Lilly Wolfe, Columnist

Sand is a lot more essential than you might think. In fact, it is the second most used natural resource behind water. Sand is used primarily to be made into concrete and glass. The problem is that not just any sand can be used to do so.

Although large amounts of sand are everywhere, and you could probably fill a bucket up with it for free, the shortage of sand lies in the specific types. According to Business Insider, sand that has been eroded by wind, which is what we have in Arizona deserts, is nearly useless because of its smooth edges that cannot be made into concrete. Useful sand can only be collected from places where water has eroded rocks to create sand, such as rivers, lakes, and seashores.

Another explanation of the decreasing sand is the growing population. The population is predicted by the United Nations to increase to 9.8 billion by the year 2050. In just 30 years the population is expected to increase by over 2 billion. This means that as the population grows exponentially, the use of materials will need to as well to support everyone, an impossible endeavor. We currently use 50 billion tons of sand each year and an increase in construction will result in an unsustainable increase in demand.

Along with population increase comes environmental concerns of sand shortages. Dredging the ocean floor for sand will destroy the ecosystem. In a study published by Elsevier, it was proven that the sand that is artificially removed from ocean floors causes damage to coral living in the area. Another way to get sand is by mining it from rivers, but this will lead to sand clouding up the water which can cause animals that live in the river to die. This causes an imbalanced ecosystem which can create all sorts of problems including a lack of food and the endangerment of animal and plant species.
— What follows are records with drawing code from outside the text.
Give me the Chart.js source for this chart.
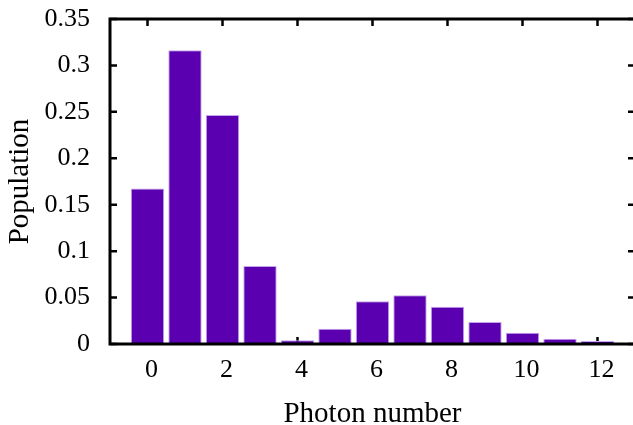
<!DOCTYPE html>
<html>
<head>
<meta charset="utf-8">
<script src="https://cdn.jsdelivr.net/npm/chart.js@4/dist/chart.umd.min.js"></script>
<style>
  html, body { margin: 0; padding: 0; background: #fff; overflow: hidden; }
  #wrap { width: 640px; height: 432px; }
</style>
</head>
<body>
<div id="wrap"><canvas id="chart"></canvas></div>
<script>
const photonNumbers = [0, 1, 2, 3, 4, 5, 6, 7, 8, 9, 10, 11, 12];
const population = [0.1675, 0.3164, 0.2467, 0.0840, 0.0040, 0.0165, 0.0460, 0.0525, 0.0400, 0.0237, 0.0122, 0.0057, 0.0032];
const xTicks = [0, 2, 4, 6, 8, 10, 12];
const yTicks = [0, 0.05, 0.1, 0.15, 0.2, 0.25, 0.3, 0.35];

const SERIF = '"Liberation Serif", "DejaVu Serif", serif';
const TICK_FONT = { family: SERIF, size: 26 };
const TITLE_FONT = { family: SERIF, size: 29 };

// gnuplot style box: inward ticks on all four sides, drawn under the bars
const frame = {
  id: 'frame',
  beforeDatasetsDraw(chart) {
    const { ctx, chartArea: a, scales } = chart;
    ctx.save();
    ctx.strokeStyle = '#000';
    ctx.lineWidth = 2.5;
    ctx.beginPath();
    scales.x.ticks.forEach(t => {
      const px = scales.x.getPixelForValue(t.value);
      ctx.moveTo(px, a.bottom); ctx.lineTo(px, a.bottom - 7);
      ctx.moveTo(px, a.top); ctx.lineTo(px, a.top + 7);
    });
    scales.y.ticks.forEach(t => {
      const py = scales.y.getPixelForValue(t.value);
      ctx.moveTo(a.left, py); ctx.lineTo(a.left + 7, py);
      ctx.moveTo(a.right, py); ctx.lineTo(a.right - 7, py);
    });
    ctx.stroke();
    ctx.restore();
  },
  afterDatasetsDraw(chart) {
    const { ctx, chartArea: a } = chart;
    ctx.save();
    ctx.strokeStyle = '#000';
    ctx.lineWidth = 3;
    ctx.strokeRect(a.left, a.top, a.right - a.left, a.bottom - a.top);
    ctx.restore();
  }
};

new Chart(document.getElementById('chart'), {
  type: 'bar',
  data: {
    datasets: [{
      data: photonNumbers.map((n, i) => ({ x: n, y: population[i] })),
      backgroundColor: '#5a00b0',
      borderColor: '#c4a6ea',
      borderWidth: 1,
      barPercentage: 0.89,
      categoryPercentage: 1
    }]
  },
  options: {
    responsive: true,
    maintainAspectRatio: false,
    animation: false,
    layout: { padding: { left: 0, right: 5, top: 0, bottom: 0 } },
    plugins: { legend: { display: false }, tooltip: { enabled: false } },
    scales: {
      x: {
        type: 'linear',
        offset: false,
        min: -1,
        max: 13,
        grid: { display: false, drawTicks: false, offset: false },
        border: { display: false },
        afterBuildTicks: s => { s.ticks = xTicks.map(v => ({ value: v })); },
        afterFit: s => { s.height = 88; },
        ticks: { font: TICK_FONT, color: '#000', padding: 11, maxRotation: 0, labelOffset: 4 },
        title: { display: true, text: 'Photon number', font: TITLE_FONT, color: '#000', padding: { top: 0, bottom: 0 } }
      },
      y: {
        min: 0,
        max: 0.35,
        grid: { display: false, drawTicks: false },
        border: { display: false },
        afterBuildTicks: s => { s.ticks = yTicks.map(v => ({ value: v })); },
        afterFit: s => { s.width = 110; s.paddingTop = 19; s.paddingBottom = 0; },
        ticks: {
          font: TICK_FONT, color: '#000', padding: 20,
          callback: v => String(Number(v.toFixed(2)))
        },
        title: { display: true, text: 'Population', font: TITLE_FONT, color: '#000', padding: { top: 3, bottom: 0 } }
      }
    }
  },
  plugins: [frame]
});
</script>
</body>
</html>
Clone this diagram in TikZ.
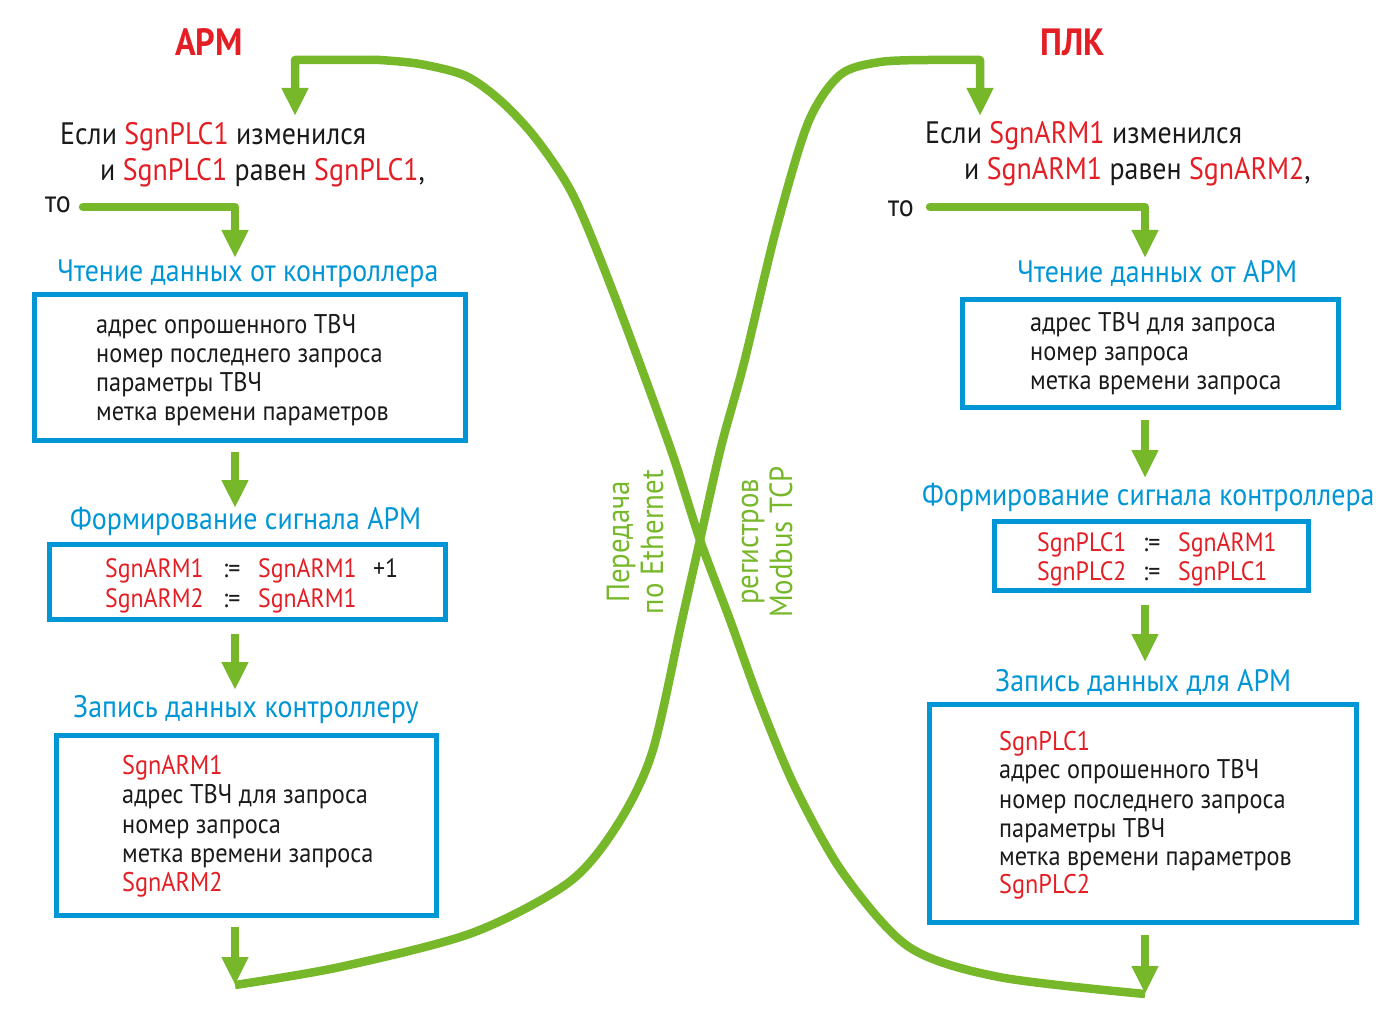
\documentclass[tikz,border=0pt]{standalone}
\usepackage{fontspec}
\setmainfont{PT Sans}[FakeStretch=0.9]
\usetikzlibrary{arrows.meta}
\definecolor{grn}{RGB}{118,184,42}
\definecolor{blu}{RGB}{0,150,214}
\definecolor{rd}{RGB}{227,30,36}
\definecolor{txt}{RGB}{26,26,26}
\newcommand{\sg}[1]{\textcolor{rd}{#1}}
\tikzset{
  flow/.style={draw=grn, line width=8.5pt, line join=round, -{Triangle[width=25pt,length=28pt]}},
  box/.style={draw=blu, line width=5pt},
  main/.style={anchor=base west, inner sep=0pt, font=\fontsize{31}{37}\selectfont, text=txt},
  head/.style={anchor=base west, inner sep=0pt, font=\fontsize{31}{35}\selectfont, text=blu},
  body/.style={anchor=base west, inner sep=0pt, font=\fontsize{27}{29}\selectfont, text=txt},
  eq/.style={anchor=base west, inner sep=0pt, font=\fontsize{26.5}{30}\selectfont, text=rd},
  ttl/.style={anchor=base, inner sep=0pt, font=\fontsize{38}{44}\selectfont\bfseries, text=rd},
  side/.style={inner sep=0pt, rotate=90, align=center, font=\fontsize{32}{34}\selectfont, text=grn},
}
\begin{document}
\begin{tikzpicture}[x=1pt,y=-1pt]
\useasboundingbox (0,0) rectangle (1387,1035);
% ---------- left (ARM) ----------
\node[ttl] (tarm) at (209,56) {АРМ};
\node[main] (l1) at (60,145) {Если \sg{SgnPLC1} изменился};
\node[main] (l2) at (100,181) {и \sg{SgnPLC1} равен \sg{SgnPLC1},};
\node[main] (lto) at (45,213) {то};
\node[head] (lh1) at (57,281) {Чтение данных от контроллера};
\draw[box] (34.5,294.5) rectangle (465.5,440.5);
\node[body] (lb1a) at (96,333) {адрес опрошенного ТВЧ};
\node[body] (lb1b) at (96,362) {номер последнего запроса};
\node[body] (lb1c) at (96,391) {параметры ТВЧ};
\node[body] (lb1d) at (96,420) {метка времени параметров};
\node[head] (lh2) at (70,529) {Формирование сигнала АРМ};
\draw[box] (49.5,544.5) rectangle (445.5,619.5);
\node[eq] (le1) at (105,577) {SgnARM1};
\node[eq,text=txt] (le2) at (223,577) {:=};
\node[eq] (le3) at (258,577) {SgnARM1};
\node[eq,text=txt] (le4) at (373,577) {+1};
\node[eq] (le5) at (105,607) {SgnARM2};
\node[eq,text=txt] (le6) at (223,607) {:=};
\node[eq] (le7) at (258,607) {SgnARM1};
\node[head] (lh3) at (73,717) {Запись данных контроллеру};
\draw[box] (56.5,735.5) rectangle (436.5,915.5);
\node[body,text=rd] (lb3a) at (122,774) {SgnARM1};
\node[body] (lb3b) at (122,803) {адрес ТВЧ для запроса};
\node[body] (lb3c) at (122,833) {номер запроса};
\node[body] (lb3d) at (122,862) {метка времени запроса};
\node[body,text=rd] (lb3e) at (122,891) {SgnARM2};
% ---------- right (PLC) ----------
\node[ttl] (tplc) at (1073,56) {ПЛК};
\node[main] (r1) at (925,144) {Если \sg{SgnARM1} изменился};
\node[main] (r2) at (964,180) {и \sg{SgnARM1} равен \sg{SgnARM2},};
\node[main] (rto) at (888,217) {то};
\node[head] (rh1) at (1017,283) {Чтение данных от АРМ};
\draw[box] (962,299.5) rectangle (1338,407);
\node[body] (rb1a) at (1030,331) {адрес ТВЧ для запроса};
\node[body] (rb1b) at (1030,360) {номер запроса};
\node[body] (rb1c) at (1030,389) {метка времени запроса};
\node[head] (rh2) at (922,505) {Формирование сигнала контроллера};
\draw[box] (994.5,521.5) rectangle (1308.5,590.5);
\node[eq] (re1) at (1037,551) {SgnPLC1};
\node[eq,text=txt] (re2) at (1143,551) {:=};
\node[eq] (re3) at (1178,551) {SgnARM1};
\node[eq] (re4) at (1037,580) {SgnPLC2};
\node[eq,text=txt] (re5) at (1143,580) {:=};
\node[eq] (re6) at (1178,580) {SgnPLC1};
\node[head] (rh3) at (995,691) {Запись данных для АРМ};
\draw[box] (929.5,704.5) rectangle (1356.5,922.5);
\node[body,text=rd] (rb3a) at (999,750) {SgnPLC1};
\node[body] (rb3b) at (999,778) {адрес опрошенного ТВЧ};
\node[body] (rb3c) at (999,808) {номер последнего запроса};
\node[body] (rb3d) at (999,837) {параметры ТВЧ};
\node[body] (rb3e) at (999,865) {метка времени параметров};
\node[body,text=rd] (rb3f) at (999,893) {SgnPLC2};
% ---------- middle labels ----------
\node[side] (eth) at (635,542) {Передача\\по Ethernet};
\node[side] (mtcp) at (767,542) {регистров\\Modbus TCP};
% ---------- coordinates ----------
\coordinate (toLs) at (83,207);  \coordinate (toLc) at (235,207); \coordinate (toLe) at (235,258);
\coordinate (toRs) at (930,207); \coordinate (toRc) at (1145,207); \coordinate (toRe) at (1145,258);
\coordinate (a1s) at (235,452); \coordinate (a1e) at (235,508);
\coordinate (a2s) at (235,634); \coordinate (a2e) at (235,690);
\coordinate (a3s) at (235,927); \coordinate (a3e) at (235,985);
\coordinate (b1s) at (1145,420); \coordinate (b1e) at (1145,478);
\coordinate (b2s) at (1145,605); \coordinate (b2e) at (1145,662);
\coordinate (b3s) at (1145,935); \coordinate (b3e) at (1145,994);
\coordinate (armTopC) at (295,60); \coordinate (armTop) at (295,116);
\coordinate (plcTopC) at (980,60); \coordinate (plcTop) at (980,116);
% ---------- arrows ----------
\draw[flow,line cap=round] (toLs) -- (toLc) -- (toLe);
\draw[flow,line cap=round] (toRs) -- (toRc) -- (toRe);
\draw[flow] (a1s) -- (a1e);
\draw[flow] (a2s) -- (a2e);
\draw[flow] (a3s) -- (a3e);
\draw[flow] (b1s) -- (b1e);
\draw[flow] (b2s) -- (b2e);
\draw[flow] (b3s) -- (b3e);
% ARM -> PLC
\draw[flow] plot[smooth] coordinates {(a3e) (340,967) (472,933) (568,883) (616,827) (652,753) (682,620) (700,540) (721,447) (744,363) (776,230) (808,123) (840,75) (880,62) (930,60)} -- (plcTopC) -- (plcTop);
% PLC -> ARM
\draw[flow] plot[smooth] coordinates {(b3e) (999,977) (909,947) (843,873) (795,787) (760,703) (730,620) (700,540) (670,447) (615,297) (574,197) (537,140) (502,102) (466,76) (420,64) (380,60)} -- (armTopC) -- (armTop);
\end{tikzpicture}
\end{document}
Because of these environmental issues, naturally getting the licenses to clear rivers or drench the ocean floor is quite difficult. As a result, many people have turned to illegal ways to get and sell sand.

The name ‘Sand Mafia’ has been given to the organized crime structure in some parts of Northern Africa and Latin America. According to BBC, these organizations often force children into slavery and force them to mine sand. This can be really dangerous for children because of sand cave-ins that can cause suffocation. Not only does this crime harm these children, innocent civilians and environmental activists living in these areas have also been killed or threatened.  Pascal Peduzzi of the United Nations Science Division said that while on an investigation trip in Jamaica, “We went to a small fishing village, and the villagers told us that one night some people came with trucks, armed with guns, and they stole their beach away. I was shocked that just for sand, people were ready to kill.” Vince Bieser of the BBC has said that the crimes go unpunished because, like other organized crime structures, members pay off corrupt police and thus suffer no consequences for the harm they are causing.

As for solutions to solving the sand shortage, reducing unnecessary construction, especially artificial islands made to host resorts like the “Astronaut Islands” in California and the “Palm Tree Islands” in Dubai is vital. Another potential idea for reducing the shortage of sand is to artificially form sand from stones. FTFMachinery has developed a machine that successfully does just that; however, it has not yet been used on a large scale. Regardless of how efficient the product currently is, it certainly holds a promising future that is worth looking into. If successful on a large scale, it could ultimately diminish the value of sand which would decrease the size of the “Sand Mafia,” as well as help stop the damaging environmental effects of sand mining.